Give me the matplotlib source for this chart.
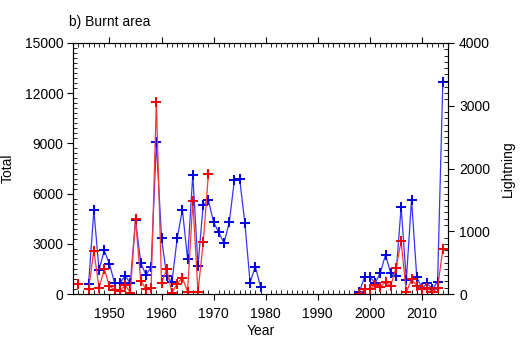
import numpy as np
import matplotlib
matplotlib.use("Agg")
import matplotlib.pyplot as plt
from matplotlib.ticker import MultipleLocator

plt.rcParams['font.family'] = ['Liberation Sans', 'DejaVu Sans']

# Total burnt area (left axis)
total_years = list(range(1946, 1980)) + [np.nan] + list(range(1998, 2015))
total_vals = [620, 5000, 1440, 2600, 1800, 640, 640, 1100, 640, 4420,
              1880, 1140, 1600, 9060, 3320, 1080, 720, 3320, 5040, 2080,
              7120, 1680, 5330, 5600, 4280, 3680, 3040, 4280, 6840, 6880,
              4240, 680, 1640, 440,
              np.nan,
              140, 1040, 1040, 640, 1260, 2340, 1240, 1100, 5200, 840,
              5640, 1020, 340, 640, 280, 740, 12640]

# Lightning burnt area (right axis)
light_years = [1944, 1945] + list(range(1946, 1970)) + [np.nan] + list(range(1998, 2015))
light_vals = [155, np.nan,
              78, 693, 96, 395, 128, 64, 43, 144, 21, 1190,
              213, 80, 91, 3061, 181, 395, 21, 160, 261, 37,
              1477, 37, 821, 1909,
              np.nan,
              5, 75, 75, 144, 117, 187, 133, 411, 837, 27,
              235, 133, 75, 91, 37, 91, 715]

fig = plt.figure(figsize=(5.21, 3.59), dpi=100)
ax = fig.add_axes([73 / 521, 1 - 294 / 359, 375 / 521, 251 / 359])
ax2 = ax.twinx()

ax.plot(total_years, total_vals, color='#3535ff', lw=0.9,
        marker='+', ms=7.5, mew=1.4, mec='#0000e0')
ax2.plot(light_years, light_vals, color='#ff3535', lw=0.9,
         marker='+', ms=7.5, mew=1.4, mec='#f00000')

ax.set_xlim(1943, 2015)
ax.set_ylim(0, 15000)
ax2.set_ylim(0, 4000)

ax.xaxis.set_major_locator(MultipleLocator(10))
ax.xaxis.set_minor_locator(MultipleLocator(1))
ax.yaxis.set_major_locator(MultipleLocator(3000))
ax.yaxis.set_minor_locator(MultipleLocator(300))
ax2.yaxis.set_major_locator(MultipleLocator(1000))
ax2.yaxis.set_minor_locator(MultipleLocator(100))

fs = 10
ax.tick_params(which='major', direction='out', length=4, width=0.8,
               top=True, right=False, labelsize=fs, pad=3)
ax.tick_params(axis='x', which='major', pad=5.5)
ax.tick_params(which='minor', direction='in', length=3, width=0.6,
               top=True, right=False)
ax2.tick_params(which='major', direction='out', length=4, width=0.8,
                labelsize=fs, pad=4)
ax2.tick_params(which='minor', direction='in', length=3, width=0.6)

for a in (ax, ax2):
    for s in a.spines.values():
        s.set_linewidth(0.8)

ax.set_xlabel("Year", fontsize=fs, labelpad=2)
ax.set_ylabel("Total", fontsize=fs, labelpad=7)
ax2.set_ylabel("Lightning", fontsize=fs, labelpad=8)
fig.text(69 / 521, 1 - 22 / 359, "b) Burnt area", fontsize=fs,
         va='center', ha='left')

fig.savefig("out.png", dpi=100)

──────────────────────────────

- [Aim]
Leave the pictures out and output the rest of the listing exactly.

- [Finished answer]
Give me the matplotlib source for this chart.
import numpy as np
import matplotlib
matplotlib.use("Agg")
import matplotlib.pyplot as plt
from matplotlib.ticker import MultipleLocator

plt.rcParams['font.family'] = ['Liberation Sans', 'DejaVu Sans']

# Total burnt area (left axis)
total_years = list(range(1946, 1980)) + [np.nan] + list(range(1998, 2015))
total_vals = [620, 5000, 1440, 2600, 1800, 640, 640, 1100, 640, 4420,
              1880, 1140, 1600, 9060, 3320, 1080, 720, 3320, 5040, 2080,
              7120, 1680, 5330, 5600, 4280, 3680, 3040, 4280, 6840, 6880,
              4240, 680, 1640, 440,
              np.nan,
              140, 1040, 1040, 640, 1260, 2340, 1240, 1100, 5200, 840,
              5640, 1020, 340, 640, 280, 740, 12640]

# Lightning burnt area (right axis)
light_years = [1944, 1945] + list(range(1946, 1970)) + [np.nan] + list(range(1998, 2015))
light_vals = [155, np.nan,
              78, 693, 96, 395, 128, 64, 43, 144, 21, 1190,
              213, 80, 91, 3061, 181, 395, 21, 160, 261, 37,
              1477, 37, 821, 1909,
              np.nan,
              5, 75, 75, 144, 117, 187, 133, 411, 837, 27,
              235, 133, 75, 91, 37, 91, 715]

fig = plt.figure(figsize=(5.21, 3.59), dpi=100)
ax = fig.add_axes([73 / 521, 1 - 294 / 359, 375 / 521, 251 / 359])
ax2 = ax.twinx()

ax.plot(total_years, total_vals, color='#3535ff', lw=0.9,
        marker='+', ms=7.5, mew=1.4, mec='#0000e0')
ax2.plot(light_years, light_vals, color='#ff3535', lw=0.9,
         marker='+', ms=7.5, mew=1.4, mec='#f00000')

ax.set_xlim(1943, 2015)
ax.set_ylim(0, 15000)
ax2.set_ylim(0, 4000)

ax.xaxis.set_major_locator(MultipleLocator(10))
ax.xaxis.set_minor_locator(MultipleLocator(1))
ax.yaxis.set_major_locator(MultipleLocator(3000))
ax.yaxis.set_minor_locator(MultipleLocator(300))
ax2.yaxis.set_major_locator(MultipleLocator(1000))
ax2.yaxis.set_minor_locator(MultipleLocator(100))

fs = 10
ax.tick_params(which='major', direction='out', length=4, width=0.8,
               top=True, right=False, labelsize=fs, pad=3)
ax.tick_params(axis='x', which='major', pad=5.5)
ax.tick_params(which='minor', direction='in', length=3, width=0.6,
               top=True, right=False)
ax2.tick_params(which='major', direction='out', length=4, width=0.8,
                labelsize=fs, pad=4)
ax2.tick_params(which='minor', direction='in', length=3, width=0.6)

for a in (ax, ax2):
    for s in a.spines.values():
        s.set_linewidth(0.8)

ax.set_xlabel("Year", fontsize=fs, labelpad=2)
ax.set_ylabel("Total", fontsize=fs, labelpad=7)
ax2.set_ylabel("Lightning", fontsize=fs, labelpad=8)
fig.text(69 / 521, 1 - 22 / 359, "b) Burnt area", fontsize=fs,
         va='center', ha='left')

fig.savefig("out.png", dpi=100)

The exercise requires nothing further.